Где же свет? — говорит и заглядывает мне за спину, где, вероятнее, лежат тела. Наша ночь в бухте была затишьем перед бурей. Тёмный час перед светом. Я закрываю глаза и отдаюсь владению мужчины, потому что слабое тело отказывается идти. Харрис придерживает меня, заводя в пахнущую больницу, где меня тут же хватают медсестры. Я держалась за рубашку Харриса, а потом он опустил меня на стул. Я удобно села и стоило мне поднять глаза, как меня окружала только медсестры и взрослый врач. Я взглянула в конец коридора, увидев уходящую спину Харриса. Моего света. Моего незнакомца в тёмной рубашке. Моего тёмного незнакомца.
— Они знали, где мы находимся и где будем находиться. Они следили не только за Эйвоном, он скорее был отвлекающим манёвром. Главной целью останешься ты, Тереза, — мы летели уже третий час и его нравоучения о опасности в Италии, и возможных опасностях в Ирландии не переставали вылетать из пухлых губ.
— Мне плевать, я могу за себя постоять. У меня есть охрана, я буду под защитой, — говорила я в ответ, заставив его желваки заходить ходуном. Бледный Эйвон сидел рядом со мной, поедая нарезанные дольками грейпфрут. Запах цитруса щипал ноздри, от чего я морщилась и выглядела нелепо, а не уверенно.
— Охрана? Кто? Твой излюбленный итальянец? — Харрис сверкнул глазами, и я хмыкнула. Конечно, он знал об Энцо, так как у этого мужчины была доскональная информация обо мне и моей жизни.

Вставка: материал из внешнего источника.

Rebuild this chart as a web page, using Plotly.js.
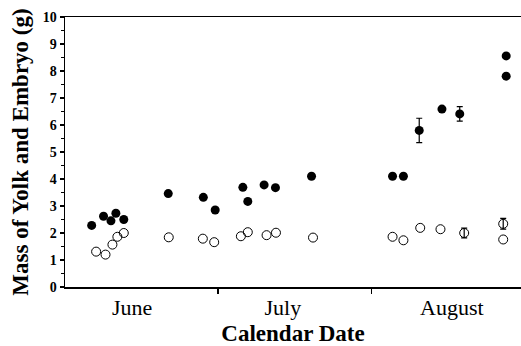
<!DOCTYPE html>
<html>
<head>
<meta charset="utf-8">
<script src="https://cdn.plot.ly/plotly-3.0.1.min.js"></script>
<style>html,body{margin:0;padding:0;background:#fff;}#chart{width:521px;height:346px;}</style>
</head>
<body>
<div id="chart"></div>
<script>
// x: days after 1 June; NaN = no error bar
var filledDays = [5.4, 7.8, 9.3, 10.3, 11.9, 20.9, 28.0, 30.4, 36.0, 37.0, 40.3, 42.6, 49.9, 66.3, 68.5, 71.7, 76.3, 79.9, 89.3, 89.3];
var filledMass = [2.28, 2.62, 2.45, 2.73, 2.50, 3.46, 3.32, 2.85, 3.69, 3.17, 3.78, 3.68, 4.10, 4.10, 4.10, 5.80, 6.59, 6.41, 8.56, 7.81];
var filledErr  = [NaN, NaN, NaN, NaN, NaN, NaN, NaN, NaN, NaN, NaN, NaN, NaN, NaN, NaN, NaN, 0.45, NaN, 0.27, NaN, NaN];

var openDays = [6.3, 8.2, 9.6, 10.6, 11.9, 21.0, 27.9, 30.2, 35.6, 37.0, 40.8, 42.7, 50.2, 66.3, 68.5, 71.9, 76.0, 80.8, 88.7, 88.7];
var openMass = [1.31, 1.20, 1.57, 1.86, 2.00, 1.84, 1.79, 1.66, 1.88, 2.03, 1.92, 2.01, 1.83, 1.86, 1.73, 2.19, 2.14, 2.00, 2.34, 1.76];
var openErr  = [NaN, NaN, NaN, NaN, NaN, NaN, NaN, NaN, NaN, NaN, NaN, NaN, NaN, NaN, NaN, NaN, NaN, 0.18, 0.20, NaN];

var monthLabels = ['June', 'July', 'August'];
var monthCenters = [13.6, 44.1, 78.3];
var monthBoundaries = [31, 62];

var serif = 'Liberation Serif, Times New Roman, serif';

var traces = [
  {
    x: openDays, y: openMass, type: 'scatter', mode: 'markers',
    marker: {symbol: 'circle-open', size: 9, color: '#000', line: {width: 1, color: '#000'}},
    error_y: {type: 'data', array: openErr, visible: true, color: '#000', thickness: 1.2, width: 3}
  },
  {
    x: filledDays, y: filledMass, type: 'scatter', mode: 'markers',
    marker: {symbol: 'circle', size: 9, color: '#000'},
    error_y: {type: 'data', array: filledErr, visible: true, color: '#000', thickness: 1.2, width: 3}
  }
];

var layout = {
  width: 521, height: 346,
  margin: {l: 65, r: 0, t: 17, b: 58.5},
  paper_bgcolor: '#fff', plot_bgcolor: '#fff',
  showlegend: false,
  font: {family: serif, color: '#000'},
  xaxis: {
    range: [0, 92.3],
    tickmode: 'array', tickvals: monthCenters, ticktext: monthLabels,
    ticks: '', tickfont: {family: serif, size: 22, color: '#000'},
    minor: {tickmode: 'array', tickvals: monthBoundaries, ticks: 'outside', ticklen: 5, tickwidth: 1.5, tickcolor: '#000', showgrid: false},
    showgrid: false, zeroline: false,
    showline: true, linecolor: '#000', linewidth: 1.5, mirror: true,
    title: {text: 'Calendar Date', font: {family: serif, size: 23, weight: 'bold', color: '#000'}, standoff: 8}
  },
  yaxis: {
    range: [0, 10], dtick: 1, tick0: 0,
    ticks: 'outside', ticklen: 4, tickwidth: 1.5, tickcolor: '#000',
    minor: {dtick: 0.5, ticks: 'outside', ticklen: 3, tickwidth: 1, tickcolor: '#000', showgrid: false},
    tickfont: {family: serif, size: 14, weight: 'bold', color: '#000'},
    showgrid: false, zeroline: false,
    showline: true, linecolor: '#000', linewidth: 1.5,
    title: {text: 'Mass of Yolk and Embryo (g)', font: {family: serif, size: 23, weight: 'bold', color: '#000'}, standoff: 7}
  }
};

Plotly.newPlot('chart', traces, layout, {staticPlot: true, displayModeBar: false});
</script>
</body>
</html>
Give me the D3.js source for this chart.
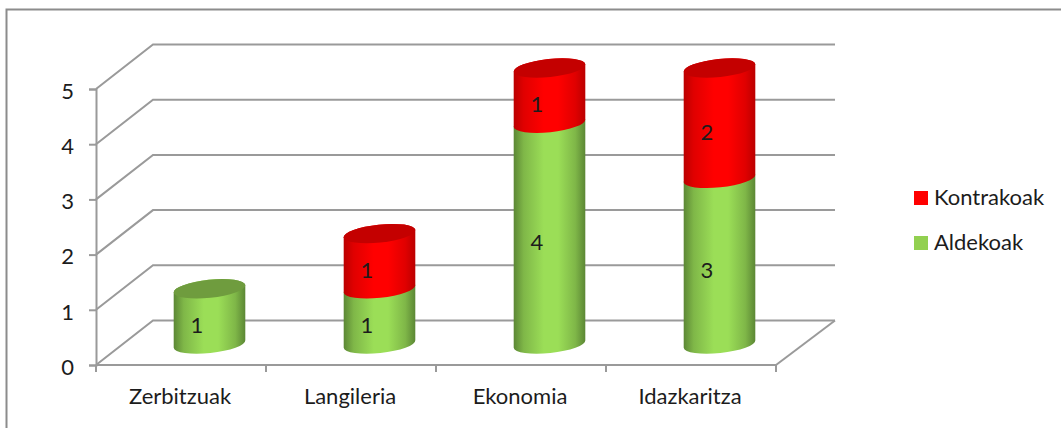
<!DOCTYPE html>
<html><head><meta charset="utf-8">
<script src="https://cdn.jsdelivr.net/npm/d3@7/dist/d3.min.js"></script>
<style>html,body{margin:0;padding:0;background:#fff;overflow:hidden}svg{display:block}text{font-family:Lato,"Open Sans",sans-serif;fill:#1c1c1c}</style>
</head><body><svg id="c" width="1061" height="428"></svg>
<script>
const categories=["Zerbitzuak","Langileria","Ekonomia","Idazkaritza"];
const aldekoak=[1,1,4,3];
const kontrakoak=[0,1,1,2];
const yTicks=[0,1,2,3,4,5];
const seriesNames=["Kontrakoak","Aldekoak"];

const svg=d3.select("#c");
const x=d3.scaleBand().domain(categories).range([96,776]);
const y=d3.scaleLinear().domain([0,5]).range([365,89]);
const depthX=57,depthXR=59,depthY=44.5,GRID="#9a9a9a",FS=22;

svg.append("path").attr("d","M6.5,428V9.5H1061").attr("fill","none").attr("stroke","#8c8c8c").attr("stroke-width",2);

const defs=svg.append("defs");
function grad(id,e,m){const g=defs.append("linearGradient").attr("id",id);
 [[0,e],[.14,d3.interpolateRgb(e,m)(.55)],[.42,m],[.62,m],[.86,d3.interpolateRgb(e,m)(.55)],[1,e]].forEach(s=>g.append("stop").attr("offset",s[0]).attr("stop-color",s[1]));}
grad("g","#5c8735","#9bde57");grad("r","#bb0000","#ff0000");

// walls
const gl=svg.append("g").attr("fill","none").attr("stroke",GRID).attr("stroke-width",2);
yTicks.forEach(t=>{
 gl.append("path").attr("d",`M${x.range()[0]},${y(t)}L${x.range()[0]+depthX},${y(t)-depthY}H${x.range()[1]+depthXR}`);
});
gl.append("path").attr("d",`M${x.range()[1]},${y(0)}L${x.range()[1]+depthXR},${y(0)-depthY}`);
// axes
const axY=d3.axisLeft(y).tickValues(yTicks).tickSize(7).tickPadding(15).tickFormat(d3.format("d"));
const ay=svg.append("g").attr("transform",`translate(${x.range()[0]},0)`).call(axY);
const axX=d3.axisBottom(x).tickSize(0).tickPadding(23);
const ax=svg.append("g").attr("transform",`translate(0,${y(0)})`).call(axX);
categories.concat(["_"]).forEach((c,i)=>{const px=x.range()[0]+i*x.step();
 ax.append("line").attr("x1",px).attr("x2",px).attr("y1",0).attr("y2",7).attr("stroke",GRID).attr("stroke-width",2);});
[ay,ax].forEach(a=>{a.selectAll(".domain,.tick line").attr("stroke",GRID).attr("stroke-width",2);
 a.selectAll("text").attr("font-size",FS).style("fill","#1c1c1c").attr("font-family","Lato");a.selectAll(".domain").attr("fill","none");a.attr("font-family",null)});
ay.selectAll(".tick text").attr("dy","0.42em");
ax.selectAll(".tick text").attr("dx",-1);
ax.selectAll(".domain").attr("d",`M${x.range()[0]},0H${x.range()[1]}`);

// cylinders
const rx=36,ry=9,rot=-6,dyE=rx*Math.sin(6*Math.PI/180),dxE=rx*Math.cos(6*Math.PI/180);
const zOff=21;
function seg(cx,v0,v1,fill,cap){
 const yb=y(v0)-zOff,yt=y(v1)-zOff;
 const g=svg.append("g");
 g.append("path").attr("fill",`url(#${fill})`).attr("d",
 `M${cx-dxE},${yt+dyE}L${cx-dxE},${yb+dyE}A${rx},${ry} ${rot} 0 0 ${cx+dxE},${yb-dyE}L${cx+dxE},${yt-dyE}A${rx},${ry} ${rot} 0 0 ${cx-dxE},${yt+dyE}Z`);
 if(cap)g.append("ellipse").attr("transform",`translate(${cx},${yt}) rotate(${rot})`).attr("rx",rx).attr("ry",ry).attr("fill",cap);
 g.append("text").attr("x",cx-12.5).attr("y",(yb+yt)/2+16.5).attr("text-anchor","middle").attr("font-size",FS).text(v1-v0);
}
categories.forEach((c,i)=>{
 const cx=x(c)+x.step()/2+28.5;
 const a=aldekoak[i],k=kontrakoak[i];
 seg(cx,0,a,"g",k?null:"#6f9c3e");
 if(k)seg(cx,a,a+k,"r","#c40000");
});

// legend
const colors=["#ff0000","#92d050"],ly=[198,243];
seriesNames.forEach((n,i)=>{
 svg.append("rect").attr("x",914).attr("y",ly[i]-7).attr("width",14).attr("height",14).attr("fill",colors[i]);
 svg.append("text").attr("x",934).attr("y",ly[i]+7).attr("font-size",FS).text(n);
});
</script></body></html>
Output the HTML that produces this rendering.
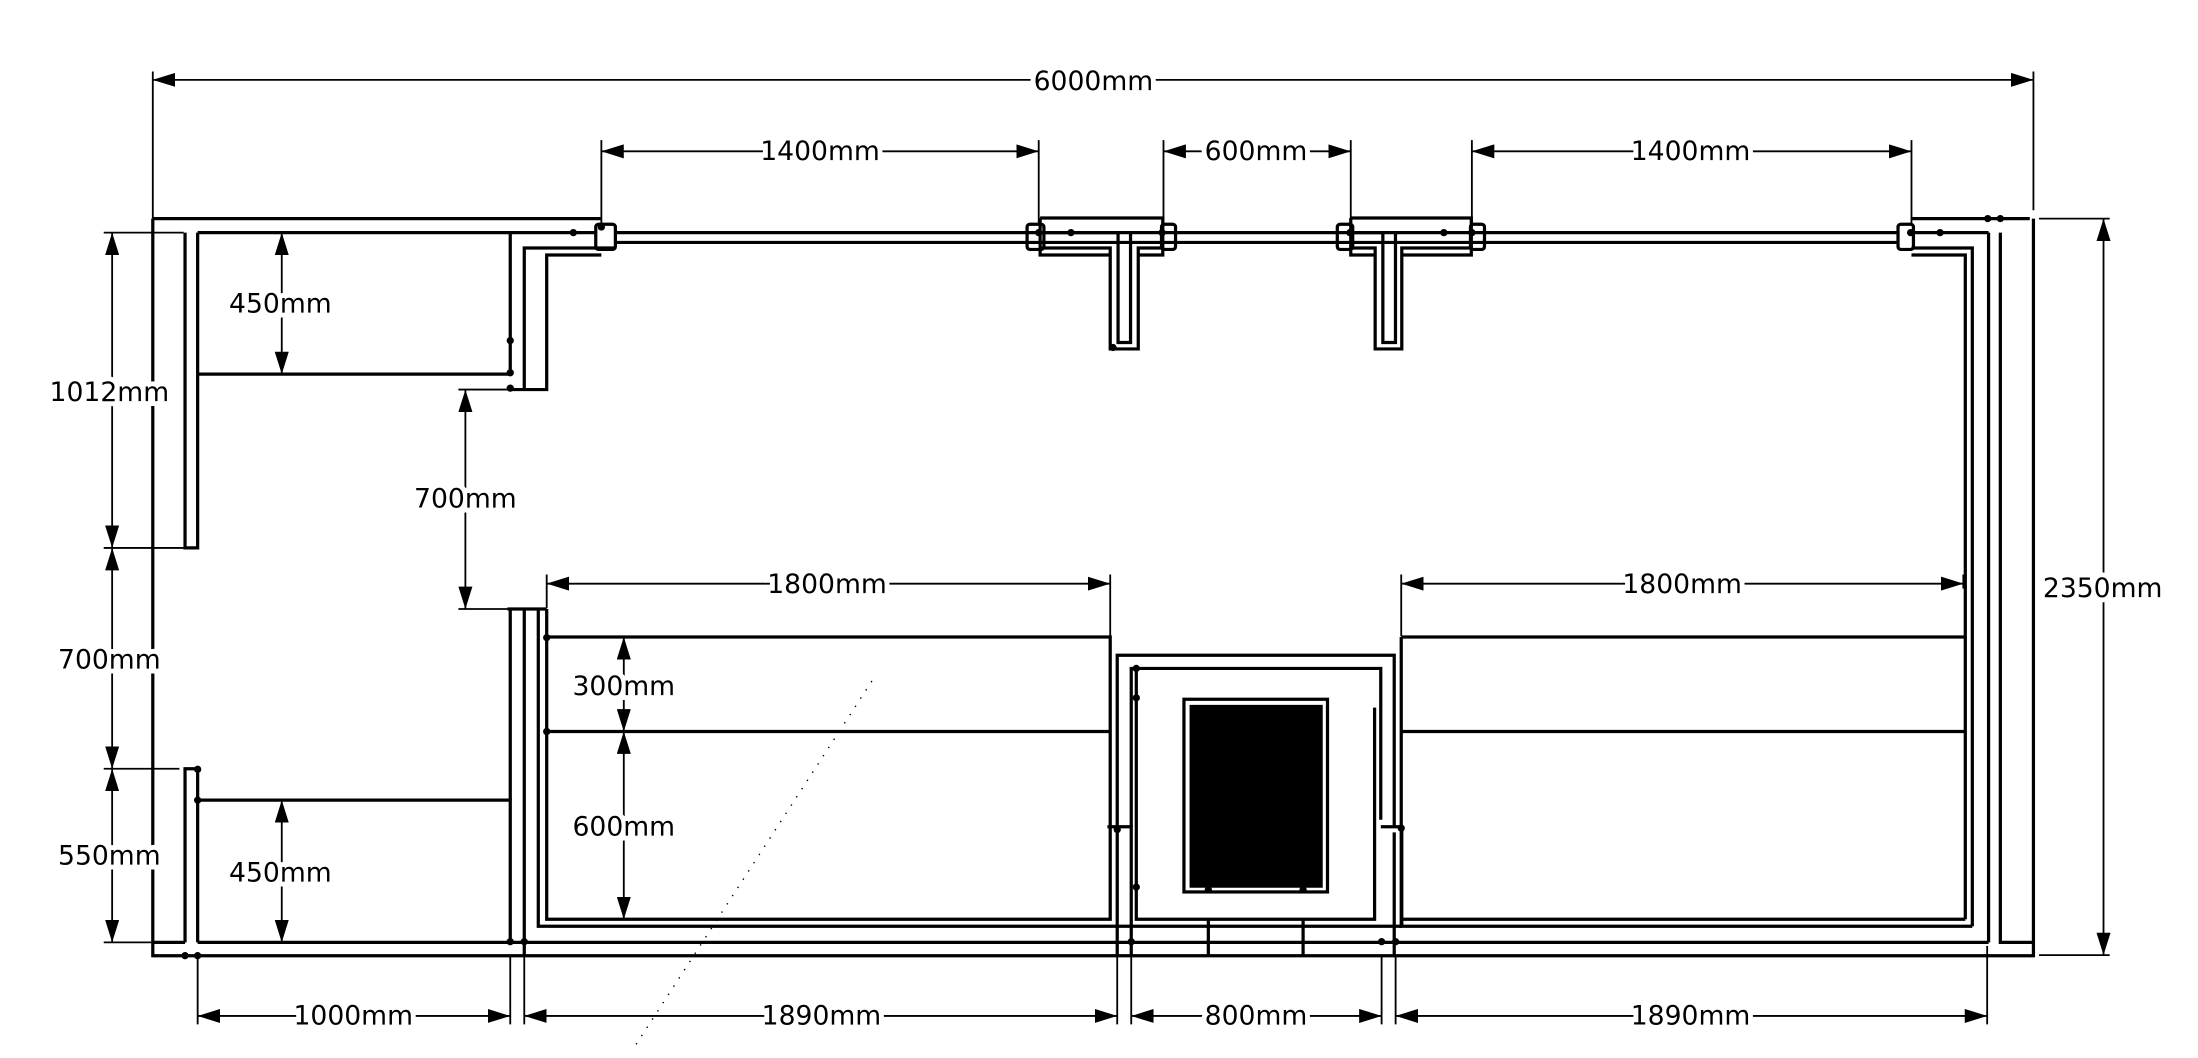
<!DOCTYPE html>
<html><head><meta charset="utf-8"><style>
html,body{margin:0;padding:0;background:#fff;}
svg{display:block;}
text{font-family:"DejaVu Sans","Liberation Sans",sans-serif;font-size:19px;fill:#000;stroke:#fff;stroke-width:7px;paint-order:stroke fill;text-anchor:middle;dominant-baseline:central;}
</style></head><body>
<svg width="2198" height="1058" viewBox="0 0 1568 755" preserveAspectRatio="none" xmlns="http://www.w3.org/2000/svg">
<defs>
<marker id="a" viewBox="0 0 16 10" refX="16" refY="5" markerWidth="16" markerHeight="10" markerUnits="userSpaceOnUse" orient="auto-start-reverse">
<path d="M0,0 L16,5 L0,10 z" fill="#000"/>
</marker>
</defs>
<rect width="1568" height="755" fill="#fff"/>

<g stroke="#000" stroke-width="1.3" fill="none">
  <path d="M109,51V156 M1450.6,51V150 M429,100V160 M741,100V160 M830,100V160 M963.6,100V160 M1050,100V160 M1363.6,100V160
           M74,166H131 M74,391H131 M74,548.6H128 M74,672.5H109
           M327,278H365 M327,434.6H362
           M390,410V434 M792,410V454 M999.6,410V454 M1400.6,410V420
           M1454.6,156H1505 M1454.6,681.6H1505
           M141,682V731 M364,682V731 M374,682V731 M797,682V731 M807,682V731 M985.6,682V731 M995.6,682V731 M1417.6,675V731"/>
  <line x1="109" y1="57" x2="1450.6" y2="57" marker-start="url(#a)" marker-end="url(#a)"/>
  <line x1="429" y1="108" x2="741" y2="108" marker-start="url(#a)" marker-end="url(#a)"/>
  <line x1="830" y1="108" x2="963.6" y2="108" marker-start="url(#a)" marker-end="url(#a)"/>
  <line x1="1050" y1="108" x2="1363.6" y2="108" marker-start="url(#a)" marker-end="url(#a)"/>
  <line x1="80" y1="166" x2="80" y2="391" marker-start="url(#a)" marker-end="url(#a)"/>
  <line x1="80" y1="391" x2="80" y2="548.6" marker-start="url(#a)" marker-end="url(#a)"/>
  <line x1="80" y1="548.6" x2="80" y2="672.5" marker-start="url(#a)" marker-end="url(#a)"/>
  <line x1="332" y1="278" x2="332" y2="434.6" marker-start="url(#a)" marker-end="url(#a)"/>
  <line x1="201" y1="166" x2="201" y2="267" marker-start="url(#a)" marker-end="url(#a)"/>
  <line x1="201" y1="571" x2="201" y2="672.5" marker-start="url(#a)" marker-end="url(#a)"/>
  <line x1="445" y1="454.6" x2="445" y2="522" marker-start="url(#a)" marker-end="url(#a)"/>
  <line x1="445" y1="522" x2="445" y2="656" marker-start="url(#a)" marker-end="url(#a)"/>
  <line x1="390" y1="416.5" x2="792" y2="416.5" marker-start="url(#a)" marker-end="url(#a)"/>
  <line x1="999.6" y1="416.5" x2="1400.6" y2="416.5" marker-start="url(#a)" marker-end="url(#a)"/>
  <line x1="1500.6" y1="156" x2="1500.6" y2="681.6" marker-start="url(#a)" marker-end="url(#a)"/>
  <line x1="141" y1="725" x2="364" y2="725" marker-start="url(#a)" marker-end="url(#a)"/>
  <line x1="374" y1="725" x2="797" y2="725" marker-start="url(#a)" marker-end="url(#a)"/>
  <line x1="807" y1="725" x2="985.6" y2="725" marker-start="url(#a)" marker-end="url(#a)"/>
  <line x1="995.6" y1="725" x2="1417.6" y2="725" marker-start="url(#a)" marker-end="url(#a)"/>
</g>

<line x1="622" y1="486" x2="452" y2="748" stroke="#000" stroke-width="1" stroke-dasharray="1 6"/>

<g stroke="#000" stroke-width="2.3" fill="none">
  <path d="M109,156H429 M109,156V682H1450.6V156 M1363.6,156H1448"/>
  <path d="M132,166V391H141V166 M141,166H425"/>
  <path d="M132,672.5V548.6H141V672.5 M109,672.5H132 M141,672.5H1418.6"/>
  <path d="M141,267H364V166"/>
  <path d="M364,278H390V182H429 M374,278V177H439"/>
  <path d="M439,166H1355 M439,173H1355"/>
  <rect x="425" y="160" width="14" height="18" rx="2"/>
  <rect x="732.7" y="160" width="12" height="18" rx="2"/>
  <rect x="828.6" y="160" width="10" height="18" rx="2"/>
  <rect x="954" y="160" width="11" height="18" rx="2"/>
  <rect x="1049" y="160" width="10" height="18" rx="2"/>
  <rect x="1354" y="160" width="11" height="18" rx="2"/>
  <path d="M742,155.6H829.5V182H812 M742,155.6V182H792"/>
  <path d="M742,177H792V249H812V177H829.5"/>
  <path d="M742,166H797.6V244.4H806.5V166"/>
  <path d="M963.6,155.6H1049.6V182H1000 M963.6,155.6V182H981"/>
  <path d="M963.6,177H981V249H1000V177H1049.6"/>
  <path d="M963.6,166H986.5V244.4H995.5V166"/>
  <path d="M1363.6,177H1407V661 M1363.6,182H1402V656 M1418.6,166V672.5 M1427,166V672.5H1450.6 M1365,166H1418.6"/>
  <path d="M141,571H364V672.5"/>
  <path d="M362,434.6H390 M374,434.6V682 M364,434.6V571"/>
  <path d="M384,434.6V661H797 M390,434.6V656H792V454.6H390 M390,522H792"/>
  <path d="M797,590V467.6H994.6V590 M797,594V682 M994.6,594V682"/>
  <path d="M790,590H807V682 M985,590H1000V661"/>
  <path d="M807,590V477H985V585 M810.6,477V656H980.6V505"/>
  <path d="M797,661H1000 M862,657V682 M929.6,657V682"/>
  <rect x="844.6" y="499" width="102.4" height="137.5"/>
  <path d="M999.6,454.6H1402 M999.6,454.6V661H1407 M999.6,522H1402 M999.6,656H1402"/>
</g>
<rect x="848.6" y="503" width="95" height="130.5" fill="#000"/>
<line x1="810.6" y1="480" x2="810.6" y2="588" stroke="#000" stroke-width="1.8" stroke-dasharray="3 3"/>

<g fill="#000">
  <circle cx="409" cy="166" r="2.6"/><circle cx="429" cy="162" r="2.6"/><circle cx="741" cy="166" r="2.6"/><circle cx="764" cy="166" r="2.6"/>
  <circle cx="829" cy="166" r="2.6"/><circle cx="963" cy="166" r="2.6"/><circle cx="1030" cy="166" r="2.6"/><circle cx="1050" cy="166" r="2.6"/>
  <circle cx="1363" cy="166" r="2.6"/><circle cx="1384" cy="166" r="2.6"/><circle cx="1418" cy="156" r="2.6"/><circle cx="1427" cy="156" r="2.6"/>
  <circle cx="364" cy="243" r="2.6"/><circle cx="364" cy="266" r="2.6"/><circle cx="364" cy="277" r="2.6"/>
  <circle cx="141" cy="571" r="2.6"/><circle cx="141" cy="549" r="2.6"/><circle cx="132" cy="682" r="2.6"/><circle cx="141" cy="682" r="2.6"/>
  <circle cx="364" cy="672" r="2.6"/><circle cx="374" cy="672" r="2.6"/><circle cx="390" cy="455" r="2.6"/><circle cx="390" cy="522" r="2.6"/>
  <circle cx="810.6" cy="477" r="2.6"/><circle cx="810.6" cy="498" r="2.6"/><circle cx="810.6" cy="633" r="2.6"/>
  <circle cx="862" cy="635" r="2.6"/><circle cx="929.6" cy="635" r="2.6"/><circle cx="807" cy="672" r="2.6"/><circle cx="985.6" cy="672" r="2.6"/><circle cx="995.6" cy="672" r="2.6"/>
  <circle cx="999.6" cy="591" r="2.6"/><circle cx="794" cy="248" r="2.6"/><circle cx="797" cy="592" r="2.6"/>
</g>

<text x="780" y="58">6000mm</text>
<text x="585" y="108">1400mm</text>
<text x="896" y="108">600mm</text>
<text x="1206" y="108">1400mm</text>
<text x="78" y="280">1012mm</text>
<text x="78" y="471">700mm</text>
<text x="78" y="611">550mm</text>
<text x="332" y="356">700mm</text>
<text x="200" y="217">450mm</text>
<text x="200" y="623">450mm</text>
<text x="445" y="490">300mm</text>
<text x="445" y="590">600mm</text>
<text x="590" y="417">1800mm</text>
<text x="1200" y="417">1800mm</text>
<text x="1500" y="420">2350mm</text>
<text x="252" y="725">1000mm</text>
<text x="586" y="725">1890mm</text>
<text x="896" y="725">800mm</text>
<text x="1206" y="725">1890mm</text>
</svg>
</body></html>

— Именно. Знаешь, сколько мы не виделись и сколько новых возможностей защиты он поможет мне освоить? — я пылала, когда видела гнев на его лице. Меня возбуждали его эмоции. Он рывком отстегнул ремень и двинулся ко мне, заставив меня сделать то же самое.
— Прошу, займите свои места, — торопливо подбежала стюардесса.
— Что? Ты злишься на меня? Тебе не нравятся мои слова, Харрис? Успокойся и посмотри на белье новенькой стюардессы, тебе ведь это так нравится! Извращенный фетишист! — бурчала я, размахивая руками. Он рывком взял меня за руку и отойдя к своему креслу, сел, притягивая меня к себе. Я с глухим криком плюхнулась на его колени. Он молча сцепил мою талию ремнем, заставив тело буквально вжаться в его рубашку. Харрис опалил моё лицо дыханием, и я замолчала от неожиданности.
— Так устроит? — спросил Харрис у стюардессы, поднимая к ней голову. Она растеряно оглянулась и поняв, что спорить с мужчиной бесполезно, кивнула. Эйвон молча откусывал грейпфрут, смотря на нас с интересом и наклоненной головой.